Task directions => Comb through the entries for "this" and pull out each line that holds it.

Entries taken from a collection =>
## Begin
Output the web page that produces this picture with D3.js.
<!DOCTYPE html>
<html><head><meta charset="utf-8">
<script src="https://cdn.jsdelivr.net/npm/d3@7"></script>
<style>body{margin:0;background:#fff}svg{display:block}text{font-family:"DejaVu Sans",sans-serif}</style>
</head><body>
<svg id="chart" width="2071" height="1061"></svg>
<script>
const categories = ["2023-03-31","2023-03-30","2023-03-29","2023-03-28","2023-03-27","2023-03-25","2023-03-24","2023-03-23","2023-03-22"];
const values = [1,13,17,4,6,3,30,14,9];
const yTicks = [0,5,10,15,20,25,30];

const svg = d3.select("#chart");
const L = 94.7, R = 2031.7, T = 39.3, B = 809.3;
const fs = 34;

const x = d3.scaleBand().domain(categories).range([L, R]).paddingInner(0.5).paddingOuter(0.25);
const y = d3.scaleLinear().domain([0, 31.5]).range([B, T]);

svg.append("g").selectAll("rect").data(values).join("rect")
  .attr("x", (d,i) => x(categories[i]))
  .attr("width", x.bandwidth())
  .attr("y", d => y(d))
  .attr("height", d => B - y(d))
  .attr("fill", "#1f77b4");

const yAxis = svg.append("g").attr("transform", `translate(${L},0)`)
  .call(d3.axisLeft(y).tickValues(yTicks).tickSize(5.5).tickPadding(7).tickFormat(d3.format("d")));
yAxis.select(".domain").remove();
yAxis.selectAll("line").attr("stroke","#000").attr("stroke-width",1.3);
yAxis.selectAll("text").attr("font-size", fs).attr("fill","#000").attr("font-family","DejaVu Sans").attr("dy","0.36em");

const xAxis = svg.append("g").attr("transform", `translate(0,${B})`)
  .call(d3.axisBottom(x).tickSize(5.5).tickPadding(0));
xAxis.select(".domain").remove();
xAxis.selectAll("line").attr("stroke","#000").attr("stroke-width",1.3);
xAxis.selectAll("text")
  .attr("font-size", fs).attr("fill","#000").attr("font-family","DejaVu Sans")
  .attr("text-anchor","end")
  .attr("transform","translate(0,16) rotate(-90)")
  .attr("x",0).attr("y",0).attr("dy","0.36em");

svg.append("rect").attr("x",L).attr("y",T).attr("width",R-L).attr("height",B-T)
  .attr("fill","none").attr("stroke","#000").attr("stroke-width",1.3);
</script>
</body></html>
## End
## Begin
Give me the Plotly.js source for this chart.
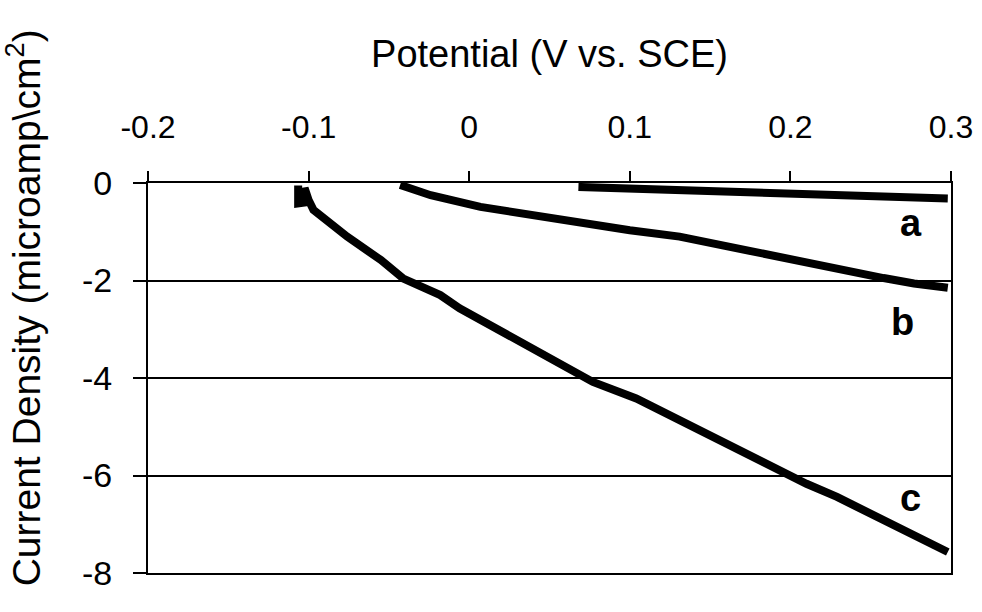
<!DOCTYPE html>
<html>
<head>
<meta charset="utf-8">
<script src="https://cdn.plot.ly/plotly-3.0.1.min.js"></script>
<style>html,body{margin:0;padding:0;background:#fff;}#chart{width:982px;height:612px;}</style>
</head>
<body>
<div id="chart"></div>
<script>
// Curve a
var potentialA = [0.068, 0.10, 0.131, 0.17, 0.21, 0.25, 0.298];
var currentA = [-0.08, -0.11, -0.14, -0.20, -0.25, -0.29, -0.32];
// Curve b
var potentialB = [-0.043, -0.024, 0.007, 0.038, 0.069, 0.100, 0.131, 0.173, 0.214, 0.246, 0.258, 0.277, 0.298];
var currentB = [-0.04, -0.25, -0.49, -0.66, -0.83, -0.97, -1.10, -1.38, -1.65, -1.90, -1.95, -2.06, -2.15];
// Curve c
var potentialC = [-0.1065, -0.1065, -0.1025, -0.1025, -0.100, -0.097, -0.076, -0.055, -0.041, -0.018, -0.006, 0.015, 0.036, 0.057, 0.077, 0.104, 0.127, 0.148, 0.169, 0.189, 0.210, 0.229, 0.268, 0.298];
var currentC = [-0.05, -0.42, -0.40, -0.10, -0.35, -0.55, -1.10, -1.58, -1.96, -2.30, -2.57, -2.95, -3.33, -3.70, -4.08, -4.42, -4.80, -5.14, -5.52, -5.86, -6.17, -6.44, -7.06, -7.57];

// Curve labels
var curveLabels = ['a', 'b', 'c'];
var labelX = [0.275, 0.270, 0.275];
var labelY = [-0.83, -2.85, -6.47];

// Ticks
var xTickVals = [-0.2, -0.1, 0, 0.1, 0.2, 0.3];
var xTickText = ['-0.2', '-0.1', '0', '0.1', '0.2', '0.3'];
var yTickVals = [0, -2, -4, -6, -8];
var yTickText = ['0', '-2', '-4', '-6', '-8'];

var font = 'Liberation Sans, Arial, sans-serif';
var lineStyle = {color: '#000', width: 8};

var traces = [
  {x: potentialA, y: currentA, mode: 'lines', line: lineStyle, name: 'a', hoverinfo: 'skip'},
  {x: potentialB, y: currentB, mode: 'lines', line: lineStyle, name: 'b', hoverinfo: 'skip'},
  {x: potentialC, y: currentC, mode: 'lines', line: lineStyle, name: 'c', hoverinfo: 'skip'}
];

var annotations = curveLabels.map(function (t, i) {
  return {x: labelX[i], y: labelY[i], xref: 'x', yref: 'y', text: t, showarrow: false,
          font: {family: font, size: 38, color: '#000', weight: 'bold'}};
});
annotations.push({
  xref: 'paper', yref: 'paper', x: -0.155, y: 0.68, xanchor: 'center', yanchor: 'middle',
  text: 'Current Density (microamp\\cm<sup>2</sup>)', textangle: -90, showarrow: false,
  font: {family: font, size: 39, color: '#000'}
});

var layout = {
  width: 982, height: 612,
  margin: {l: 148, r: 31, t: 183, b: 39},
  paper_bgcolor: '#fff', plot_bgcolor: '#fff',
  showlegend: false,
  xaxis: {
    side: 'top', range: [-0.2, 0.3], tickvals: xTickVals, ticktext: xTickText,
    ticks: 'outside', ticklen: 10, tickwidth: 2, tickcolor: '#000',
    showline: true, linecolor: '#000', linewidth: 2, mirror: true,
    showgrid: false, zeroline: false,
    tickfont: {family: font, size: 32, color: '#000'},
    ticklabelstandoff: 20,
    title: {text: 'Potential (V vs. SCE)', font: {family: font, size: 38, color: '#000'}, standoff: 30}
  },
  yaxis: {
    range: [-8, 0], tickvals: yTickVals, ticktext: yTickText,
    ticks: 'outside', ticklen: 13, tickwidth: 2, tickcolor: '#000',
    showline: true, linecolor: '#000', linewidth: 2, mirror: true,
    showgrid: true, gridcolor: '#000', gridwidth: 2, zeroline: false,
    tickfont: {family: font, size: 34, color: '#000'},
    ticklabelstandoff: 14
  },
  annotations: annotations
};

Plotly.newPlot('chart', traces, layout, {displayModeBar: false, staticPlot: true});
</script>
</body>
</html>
## End
Reply =>
Output the web page that produces this picture with D3.js.
Give me the Plotly.js source for this chart.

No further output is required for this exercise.